> Your task
Within the records below, find each line that holds the string "this", then copy it.

> Supplied information
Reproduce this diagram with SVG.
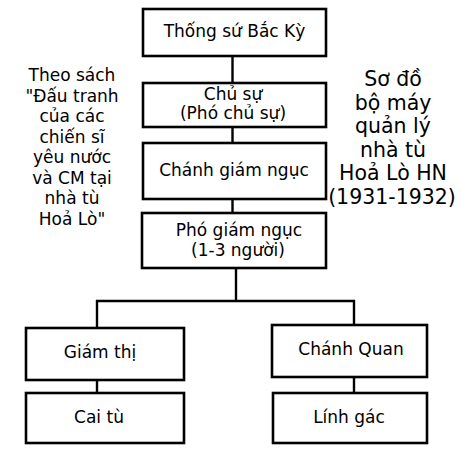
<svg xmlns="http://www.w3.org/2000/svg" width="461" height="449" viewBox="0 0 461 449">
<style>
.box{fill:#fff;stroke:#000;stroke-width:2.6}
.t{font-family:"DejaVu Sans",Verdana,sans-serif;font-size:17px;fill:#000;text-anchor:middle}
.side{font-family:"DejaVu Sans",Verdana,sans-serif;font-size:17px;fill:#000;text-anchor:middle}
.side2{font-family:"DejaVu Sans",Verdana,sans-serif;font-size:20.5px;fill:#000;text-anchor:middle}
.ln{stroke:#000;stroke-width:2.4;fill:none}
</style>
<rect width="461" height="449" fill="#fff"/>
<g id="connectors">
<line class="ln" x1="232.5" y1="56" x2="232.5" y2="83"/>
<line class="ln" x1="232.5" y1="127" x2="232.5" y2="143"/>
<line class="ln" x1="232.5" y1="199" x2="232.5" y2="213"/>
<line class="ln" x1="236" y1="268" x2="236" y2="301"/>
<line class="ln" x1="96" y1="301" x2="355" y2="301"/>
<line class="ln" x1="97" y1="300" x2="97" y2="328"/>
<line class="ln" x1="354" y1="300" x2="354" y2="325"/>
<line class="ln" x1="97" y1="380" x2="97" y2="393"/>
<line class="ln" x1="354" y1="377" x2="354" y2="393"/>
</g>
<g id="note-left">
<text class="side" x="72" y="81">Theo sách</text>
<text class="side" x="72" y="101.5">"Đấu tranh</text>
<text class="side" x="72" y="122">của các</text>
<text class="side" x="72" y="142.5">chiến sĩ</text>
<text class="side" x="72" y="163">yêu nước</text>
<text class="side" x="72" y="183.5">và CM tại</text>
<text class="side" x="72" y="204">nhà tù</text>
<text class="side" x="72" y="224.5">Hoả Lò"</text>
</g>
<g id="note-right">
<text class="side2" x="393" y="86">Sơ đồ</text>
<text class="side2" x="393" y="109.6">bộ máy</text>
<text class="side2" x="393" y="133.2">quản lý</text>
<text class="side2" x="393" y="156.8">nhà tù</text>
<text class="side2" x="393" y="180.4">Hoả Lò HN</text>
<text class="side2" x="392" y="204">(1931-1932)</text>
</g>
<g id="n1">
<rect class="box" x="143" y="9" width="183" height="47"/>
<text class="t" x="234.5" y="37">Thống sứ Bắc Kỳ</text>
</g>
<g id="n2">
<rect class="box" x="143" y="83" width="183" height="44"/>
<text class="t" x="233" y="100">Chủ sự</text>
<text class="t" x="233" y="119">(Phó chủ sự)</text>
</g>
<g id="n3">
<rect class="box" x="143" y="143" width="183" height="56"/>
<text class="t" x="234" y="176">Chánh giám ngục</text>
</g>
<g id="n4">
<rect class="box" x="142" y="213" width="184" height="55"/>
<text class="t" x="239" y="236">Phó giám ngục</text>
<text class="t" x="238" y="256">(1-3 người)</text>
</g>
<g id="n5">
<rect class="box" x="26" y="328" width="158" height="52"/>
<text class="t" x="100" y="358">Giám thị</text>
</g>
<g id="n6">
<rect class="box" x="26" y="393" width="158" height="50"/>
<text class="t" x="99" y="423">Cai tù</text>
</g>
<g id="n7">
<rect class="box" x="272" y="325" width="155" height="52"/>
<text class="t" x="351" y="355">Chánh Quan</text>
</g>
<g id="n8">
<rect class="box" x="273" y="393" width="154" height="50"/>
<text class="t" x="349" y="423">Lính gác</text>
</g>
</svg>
* * *
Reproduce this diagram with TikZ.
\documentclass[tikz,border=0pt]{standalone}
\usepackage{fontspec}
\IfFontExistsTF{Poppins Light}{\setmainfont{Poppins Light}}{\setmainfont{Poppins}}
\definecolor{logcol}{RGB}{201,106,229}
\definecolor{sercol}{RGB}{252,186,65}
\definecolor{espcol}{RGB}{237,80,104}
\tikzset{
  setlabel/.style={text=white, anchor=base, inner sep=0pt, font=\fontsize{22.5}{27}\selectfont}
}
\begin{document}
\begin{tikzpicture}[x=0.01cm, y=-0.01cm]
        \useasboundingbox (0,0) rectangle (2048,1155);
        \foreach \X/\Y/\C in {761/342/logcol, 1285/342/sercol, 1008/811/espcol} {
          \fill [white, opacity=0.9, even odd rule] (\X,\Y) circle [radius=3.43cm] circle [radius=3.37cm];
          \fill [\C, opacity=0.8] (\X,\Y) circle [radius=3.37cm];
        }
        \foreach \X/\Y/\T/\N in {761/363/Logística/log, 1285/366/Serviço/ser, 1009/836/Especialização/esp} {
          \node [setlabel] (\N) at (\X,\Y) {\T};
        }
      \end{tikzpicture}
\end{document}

> Task output
Reproduce this diagram with SVG.
Reproduce this diagram with TikZ.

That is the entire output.